** start **
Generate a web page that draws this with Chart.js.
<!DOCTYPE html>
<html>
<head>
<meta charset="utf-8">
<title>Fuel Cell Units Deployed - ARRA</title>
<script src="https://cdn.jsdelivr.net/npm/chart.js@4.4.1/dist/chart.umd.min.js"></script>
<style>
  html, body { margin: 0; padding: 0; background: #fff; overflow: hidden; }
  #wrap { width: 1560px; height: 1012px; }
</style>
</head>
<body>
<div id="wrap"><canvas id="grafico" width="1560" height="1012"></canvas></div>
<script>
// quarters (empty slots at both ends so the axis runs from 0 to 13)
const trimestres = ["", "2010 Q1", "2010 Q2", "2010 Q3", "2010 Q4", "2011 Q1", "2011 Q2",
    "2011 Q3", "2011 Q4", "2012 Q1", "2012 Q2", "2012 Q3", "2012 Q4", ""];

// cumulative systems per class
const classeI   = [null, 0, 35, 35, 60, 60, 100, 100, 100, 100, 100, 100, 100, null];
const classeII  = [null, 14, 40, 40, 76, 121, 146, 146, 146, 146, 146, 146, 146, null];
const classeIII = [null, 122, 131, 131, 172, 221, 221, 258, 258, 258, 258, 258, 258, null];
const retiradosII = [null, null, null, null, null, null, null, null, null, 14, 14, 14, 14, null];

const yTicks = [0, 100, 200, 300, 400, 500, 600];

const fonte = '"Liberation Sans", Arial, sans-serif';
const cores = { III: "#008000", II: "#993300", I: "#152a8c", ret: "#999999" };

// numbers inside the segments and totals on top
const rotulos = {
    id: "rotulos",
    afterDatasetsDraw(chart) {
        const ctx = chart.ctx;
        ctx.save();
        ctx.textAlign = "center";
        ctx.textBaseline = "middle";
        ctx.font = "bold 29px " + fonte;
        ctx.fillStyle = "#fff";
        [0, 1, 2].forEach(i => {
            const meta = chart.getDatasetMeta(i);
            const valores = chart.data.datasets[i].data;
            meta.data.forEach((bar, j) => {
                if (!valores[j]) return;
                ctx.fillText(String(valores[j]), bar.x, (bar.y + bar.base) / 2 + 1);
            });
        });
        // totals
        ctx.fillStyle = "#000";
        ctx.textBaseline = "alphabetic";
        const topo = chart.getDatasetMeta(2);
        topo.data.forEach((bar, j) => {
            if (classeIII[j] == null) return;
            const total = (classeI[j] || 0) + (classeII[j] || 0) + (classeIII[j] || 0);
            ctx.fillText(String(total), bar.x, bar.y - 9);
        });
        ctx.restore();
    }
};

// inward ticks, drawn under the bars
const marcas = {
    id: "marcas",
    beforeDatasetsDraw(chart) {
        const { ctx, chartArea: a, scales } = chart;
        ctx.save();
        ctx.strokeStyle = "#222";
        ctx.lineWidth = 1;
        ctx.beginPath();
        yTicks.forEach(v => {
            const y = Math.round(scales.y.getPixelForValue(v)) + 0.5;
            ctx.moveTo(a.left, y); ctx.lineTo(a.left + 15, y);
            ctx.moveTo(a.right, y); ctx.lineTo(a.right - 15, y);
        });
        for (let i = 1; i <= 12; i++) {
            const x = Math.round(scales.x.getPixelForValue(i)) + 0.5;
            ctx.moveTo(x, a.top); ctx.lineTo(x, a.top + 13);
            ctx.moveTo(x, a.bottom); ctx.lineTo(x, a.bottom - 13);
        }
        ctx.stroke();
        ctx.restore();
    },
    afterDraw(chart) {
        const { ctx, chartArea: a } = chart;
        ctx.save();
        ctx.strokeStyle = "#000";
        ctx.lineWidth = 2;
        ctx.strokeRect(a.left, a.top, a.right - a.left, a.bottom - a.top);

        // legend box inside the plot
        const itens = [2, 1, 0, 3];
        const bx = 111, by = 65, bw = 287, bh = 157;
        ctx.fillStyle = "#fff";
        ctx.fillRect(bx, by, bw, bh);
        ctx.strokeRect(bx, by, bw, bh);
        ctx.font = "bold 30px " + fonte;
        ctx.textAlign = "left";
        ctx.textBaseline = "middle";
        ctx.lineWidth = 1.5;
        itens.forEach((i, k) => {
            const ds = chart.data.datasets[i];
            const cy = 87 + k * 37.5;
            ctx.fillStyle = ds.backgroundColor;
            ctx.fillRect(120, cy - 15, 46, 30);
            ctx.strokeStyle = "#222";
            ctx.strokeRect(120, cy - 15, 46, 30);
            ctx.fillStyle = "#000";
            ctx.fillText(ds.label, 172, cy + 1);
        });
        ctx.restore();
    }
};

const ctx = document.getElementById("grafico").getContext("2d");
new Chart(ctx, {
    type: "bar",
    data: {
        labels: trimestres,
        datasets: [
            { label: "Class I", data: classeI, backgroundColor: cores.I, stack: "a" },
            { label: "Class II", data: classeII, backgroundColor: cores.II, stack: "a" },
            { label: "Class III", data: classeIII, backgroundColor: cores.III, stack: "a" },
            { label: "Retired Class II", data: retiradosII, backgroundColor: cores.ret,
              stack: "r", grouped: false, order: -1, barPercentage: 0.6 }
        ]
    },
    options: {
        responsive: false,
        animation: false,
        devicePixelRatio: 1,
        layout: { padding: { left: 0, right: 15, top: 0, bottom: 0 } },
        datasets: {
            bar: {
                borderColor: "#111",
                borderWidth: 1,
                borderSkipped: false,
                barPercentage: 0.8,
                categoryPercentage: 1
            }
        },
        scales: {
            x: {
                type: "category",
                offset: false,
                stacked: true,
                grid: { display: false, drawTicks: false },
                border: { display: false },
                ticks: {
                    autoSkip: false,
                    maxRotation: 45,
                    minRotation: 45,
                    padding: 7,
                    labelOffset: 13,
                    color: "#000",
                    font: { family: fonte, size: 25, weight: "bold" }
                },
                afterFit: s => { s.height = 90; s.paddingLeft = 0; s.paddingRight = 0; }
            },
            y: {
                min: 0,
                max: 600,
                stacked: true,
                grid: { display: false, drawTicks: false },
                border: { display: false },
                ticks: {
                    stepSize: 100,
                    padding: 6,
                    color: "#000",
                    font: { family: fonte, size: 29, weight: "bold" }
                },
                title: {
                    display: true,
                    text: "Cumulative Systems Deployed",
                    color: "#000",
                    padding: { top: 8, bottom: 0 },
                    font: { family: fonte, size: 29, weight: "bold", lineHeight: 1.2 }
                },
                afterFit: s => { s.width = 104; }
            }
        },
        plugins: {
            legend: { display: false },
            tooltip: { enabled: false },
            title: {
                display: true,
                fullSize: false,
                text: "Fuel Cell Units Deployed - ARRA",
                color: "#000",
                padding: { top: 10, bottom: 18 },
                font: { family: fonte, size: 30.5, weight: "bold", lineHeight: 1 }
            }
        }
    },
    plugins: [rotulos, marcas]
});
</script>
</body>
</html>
** end **
** start **
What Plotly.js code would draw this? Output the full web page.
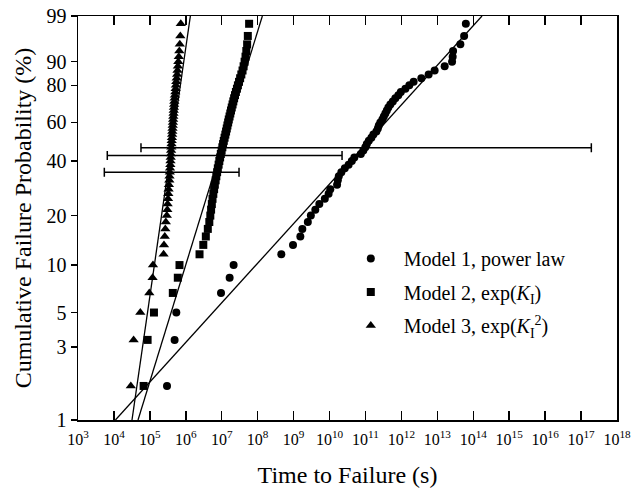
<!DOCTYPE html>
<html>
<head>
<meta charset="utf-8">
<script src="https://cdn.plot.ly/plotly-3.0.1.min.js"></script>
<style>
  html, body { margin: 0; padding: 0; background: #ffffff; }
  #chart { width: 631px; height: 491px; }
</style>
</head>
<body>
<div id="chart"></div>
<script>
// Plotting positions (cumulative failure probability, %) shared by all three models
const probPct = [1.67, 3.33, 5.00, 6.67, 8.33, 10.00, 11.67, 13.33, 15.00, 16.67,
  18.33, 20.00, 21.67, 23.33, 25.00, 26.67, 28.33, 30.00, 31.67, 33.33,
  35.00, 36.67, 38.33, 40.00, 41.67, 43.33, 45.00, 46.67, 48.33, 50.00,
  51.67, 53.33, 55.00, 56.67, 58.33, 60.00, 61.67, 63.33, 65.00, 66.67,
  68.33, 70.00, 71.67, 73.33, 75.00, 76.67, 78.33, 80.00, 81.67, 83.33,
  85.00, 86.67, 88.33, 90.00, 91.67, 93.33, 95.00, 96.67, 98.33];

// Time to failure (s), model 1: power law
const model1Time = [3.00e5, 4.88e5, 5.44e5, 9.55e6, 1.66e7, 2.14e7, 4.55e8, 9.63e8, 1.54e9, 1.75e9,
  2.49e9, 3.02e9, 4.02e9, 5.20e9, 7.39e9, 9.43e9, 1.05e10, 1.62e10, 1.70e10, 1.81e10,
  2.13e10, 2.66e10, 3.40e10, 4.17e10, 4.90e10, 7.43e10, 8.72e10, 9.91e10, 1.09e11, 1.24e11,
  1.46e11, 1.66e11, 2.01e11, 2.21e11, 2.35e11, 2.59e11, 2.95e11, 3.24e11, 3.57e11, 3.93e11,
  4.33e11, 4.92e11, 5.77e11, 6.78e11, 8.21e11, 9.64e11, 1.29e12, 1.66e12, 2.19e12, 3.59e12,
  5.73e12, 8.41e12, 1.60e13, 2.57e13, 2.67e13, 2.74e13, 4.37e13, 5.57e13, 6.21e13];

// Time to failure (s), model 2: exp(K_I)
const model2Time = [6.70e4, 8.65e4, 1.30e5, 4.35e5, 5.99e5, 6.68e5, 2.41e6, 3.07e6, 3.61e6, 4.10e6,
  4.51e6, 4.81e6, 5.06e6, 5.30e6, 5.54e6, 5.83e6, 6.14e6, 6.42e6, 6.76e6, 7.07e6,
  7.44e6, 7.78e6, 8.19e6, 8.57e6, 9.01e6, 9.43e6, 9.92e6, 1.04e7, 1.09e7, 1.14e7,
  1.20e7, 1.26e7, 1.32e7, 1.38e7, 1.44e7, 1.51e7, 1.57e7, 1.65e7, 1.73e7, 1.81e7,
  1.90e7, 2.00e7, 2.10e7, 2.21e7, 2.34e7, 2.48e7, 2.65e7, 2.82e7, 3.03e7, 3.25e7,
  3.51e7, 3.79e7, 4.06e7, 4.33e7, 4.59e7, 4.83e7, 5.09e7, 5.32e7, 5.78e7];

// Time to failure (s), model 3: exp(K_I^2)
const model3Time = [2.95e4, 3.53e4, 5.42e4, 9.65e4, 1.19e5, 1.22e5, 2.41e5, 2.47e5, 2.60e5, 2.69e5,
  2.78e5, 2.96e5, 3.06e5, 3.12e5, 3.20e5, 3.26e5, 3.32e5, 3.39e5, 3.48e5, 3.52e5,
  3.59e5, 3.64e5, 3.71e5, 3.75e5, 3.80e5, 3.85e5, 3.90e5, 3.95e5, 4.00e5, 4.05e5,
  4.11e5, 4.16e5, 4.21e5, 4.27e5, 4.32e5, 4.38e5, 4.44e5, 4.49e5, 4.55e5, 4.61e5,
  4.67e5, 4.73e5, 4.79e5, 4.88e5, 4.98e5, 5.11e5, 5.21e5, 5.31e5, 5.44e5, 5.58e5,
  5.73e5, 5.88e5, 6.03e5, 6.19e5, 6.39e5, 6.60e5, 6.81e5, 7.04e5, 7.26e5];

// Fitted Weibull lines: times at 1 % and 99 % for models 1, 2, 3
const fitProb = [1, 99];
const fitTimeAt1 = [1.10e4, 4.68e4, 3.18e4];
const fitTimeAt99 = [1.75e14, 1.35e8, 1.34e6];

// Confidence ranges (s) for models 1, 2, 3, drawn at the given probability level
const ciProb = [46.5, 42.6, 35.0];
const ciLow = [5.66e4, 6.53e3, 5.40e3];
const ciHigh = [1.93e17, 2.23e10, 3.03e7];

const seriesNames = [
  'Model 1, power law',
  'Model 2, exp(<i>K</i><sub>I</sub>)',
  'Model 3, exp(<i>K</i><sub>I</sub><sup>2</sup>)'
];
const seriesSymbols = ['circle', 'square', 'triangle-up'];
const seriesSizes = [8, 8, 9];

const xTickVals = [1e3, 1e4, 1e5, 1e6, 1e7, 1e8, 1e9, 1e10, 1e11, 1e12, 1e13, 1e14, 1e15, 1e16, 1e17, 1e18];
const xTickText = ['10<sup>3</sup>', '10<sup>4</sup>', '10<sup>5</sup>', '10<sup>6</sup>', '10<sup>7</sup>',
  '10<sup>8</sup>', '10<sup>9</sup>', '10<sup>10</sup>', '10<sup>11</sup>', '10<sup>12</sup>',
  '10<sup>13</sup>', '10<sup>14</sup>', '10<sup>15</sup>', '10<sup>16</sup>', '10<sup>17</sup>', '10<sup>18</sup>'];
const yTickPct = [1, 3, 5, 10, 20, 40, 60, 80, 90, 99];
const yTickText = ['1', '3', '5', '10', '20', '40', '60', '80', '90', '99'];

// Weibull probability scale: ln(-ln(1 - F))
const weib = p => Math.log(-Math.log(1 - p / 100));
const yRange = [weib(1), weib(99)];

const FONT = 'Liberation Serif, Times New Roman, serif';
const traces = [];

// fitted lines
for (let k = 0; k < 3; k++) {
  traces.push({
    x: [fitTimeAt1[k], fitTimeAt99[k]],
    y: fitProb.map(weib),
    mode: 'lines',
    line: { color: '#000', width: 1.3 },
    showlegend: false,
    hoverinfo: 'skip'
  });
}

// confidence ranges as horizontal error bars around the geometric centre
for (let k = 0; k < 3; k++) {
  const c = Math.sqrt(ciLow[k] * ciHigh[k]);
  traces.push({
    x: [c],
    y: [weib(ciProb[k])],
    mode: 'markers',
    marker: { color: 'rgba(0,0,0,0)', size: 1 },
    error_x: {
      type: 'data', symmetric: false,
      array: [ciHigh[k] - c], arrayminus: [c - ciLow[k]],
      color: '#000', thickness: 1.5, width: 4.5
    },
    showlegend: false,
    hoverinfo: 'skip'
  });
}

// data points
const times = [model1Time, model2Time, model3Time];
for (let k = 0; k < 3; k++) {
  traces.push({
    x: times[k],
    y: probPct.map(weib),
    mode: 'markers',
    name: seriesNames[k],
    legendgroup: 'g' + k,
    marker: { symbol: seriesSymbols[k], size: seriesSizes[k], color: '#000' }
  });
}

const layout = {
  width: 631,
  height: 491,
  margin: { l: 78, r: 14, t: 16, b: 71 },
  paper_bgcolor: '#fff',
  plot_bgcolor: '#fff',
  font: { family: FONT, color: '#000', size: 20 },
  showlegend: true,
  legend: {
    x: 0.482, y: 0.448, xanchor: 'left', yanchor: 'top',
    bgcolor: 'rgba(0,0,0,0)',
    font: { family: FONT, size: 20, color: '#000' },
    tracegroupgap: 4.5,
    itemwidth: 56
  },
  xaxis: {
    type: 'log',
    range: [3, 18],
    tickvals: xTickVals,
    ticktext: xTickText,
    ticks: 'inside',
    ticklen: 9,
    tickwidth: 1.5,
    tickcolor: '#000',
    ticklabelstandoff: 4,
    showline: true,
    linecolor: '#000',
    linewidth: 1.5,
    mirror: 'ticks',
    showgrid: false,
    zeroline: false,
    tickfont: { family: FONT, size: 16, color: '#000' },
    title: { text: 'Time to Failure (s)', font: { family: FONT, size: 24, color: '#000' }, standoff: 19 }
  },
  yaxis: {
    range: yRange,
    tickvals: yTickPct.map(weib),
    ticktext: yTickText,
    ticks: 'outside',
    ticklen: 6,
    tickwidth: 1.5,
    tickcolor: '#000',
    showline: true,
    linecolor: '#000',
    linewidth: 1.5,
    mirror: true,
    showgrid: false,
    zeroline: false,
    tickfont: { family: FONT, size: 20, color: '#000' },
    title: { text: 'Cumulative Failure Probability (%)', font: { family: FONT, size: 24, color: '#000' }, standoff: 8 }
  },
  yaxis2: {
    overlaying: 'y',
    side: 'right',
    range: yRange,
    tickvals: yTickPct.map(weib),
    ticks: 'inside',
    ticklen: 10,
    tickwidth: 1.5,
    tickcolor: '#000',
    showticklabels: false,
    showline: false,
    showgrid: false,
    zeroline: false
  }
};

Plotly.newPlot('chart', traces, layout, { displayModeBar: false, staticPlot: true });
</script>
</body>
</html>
** end **
** start **
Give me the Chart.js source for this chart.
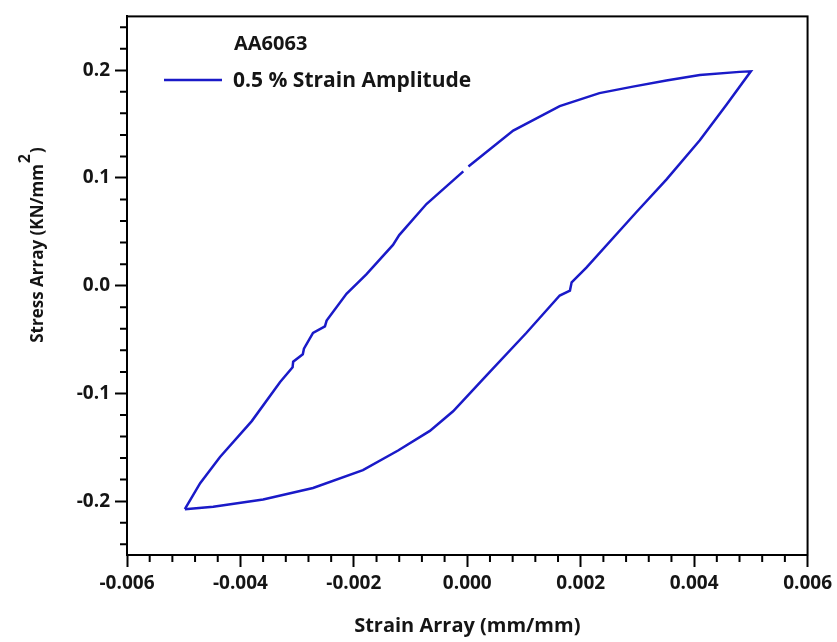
** end **
Exercise directions:
Do not include pictures. Give again exactly the lines starting at the one with "What Plotly.js code" and ending at the one with "4.37e13, 5.57e13, 6.21e13];", both included.

Output:
What Plotly.js code would draw this? Output the full web page.
<!DOCTYPE html>
<html>
<head>
<meta charset="utf-8">
<script src="https://cdn.plot.ly/plotly-3.0.1.min.js"></script>
<style>
  html, body { margin: 0; padding: 0; background: #ffffff; }
  #chart { width: 631px; height: 491px; }
</style>
</head>
<body>
<div id="chart"></div>
<script>
// Plotting positions (cumulative failure probability, %) shared by all three models
const probPct = [1.67, 3.33, 5.00, 6.67, 8.33, 10.00, 11.67, 13.33, 15.00, 16.67,
  18.33, 20.00, 21.67, 23.33, 25.00, 26.67, 28.33, 30.00, 31.67, 33.33,
  35.00, 36.67, 38.33, 40.00, 41.67, 43.33, 45.00, 46.67, 48.33, 50.00,
  51.67, 53.33, 55.00, 56.67, 58.33, 60.00, 61.67, 63.33, 65.00, 66.67,
  68.33, 70.00, 71.67, 73.33, 75.00, 76.67, 78.33, 80.00, 81.67, 83.33,
  85.00, 86.67, 88.33, 90.00, 91.67, 93.33, 95.00, 96.67, 98.33];

// Time to failure (s), model 1: power law
const model1Time = [3.00e5, 4.88e5, 5.44e5, 9.55e6, 1.66e7, 2.14e7, 4.55e8, 9.63e8, 1.54e9, 1.75e9,
  2.49e9, 3.02e9, 4.02e9, 5.20e9, 7.39e9, 9.43e9, 1.05e10, 1.62e10, 1.70e10, 1.81e10,
  2.13e10, 2.66e10, 3.40e10, 4.17e10, 4.90e10, 7.43e10, 8.72e10, 9.91e10, 1.09e11, 1.24e11,
  1.46e11, 1.66e11, 2.01e11, 2.21e11, 2.35e11, 2.59e11, 2.95e11, 3.24e11, 3.57e11, 3.93e11,
  4.33e11, 4.92e11, 5.77e11, 6.78e11, 8.21e11, 9.64e11, 1.29e12, 1.66e12, 2.19e12, 3.59e12,
  5.73e12, 8.41e12, 1.60e13, 2.57e13, 2.67e13, 2.74e13, 4.37e13, 5.57e13, 6.21e13];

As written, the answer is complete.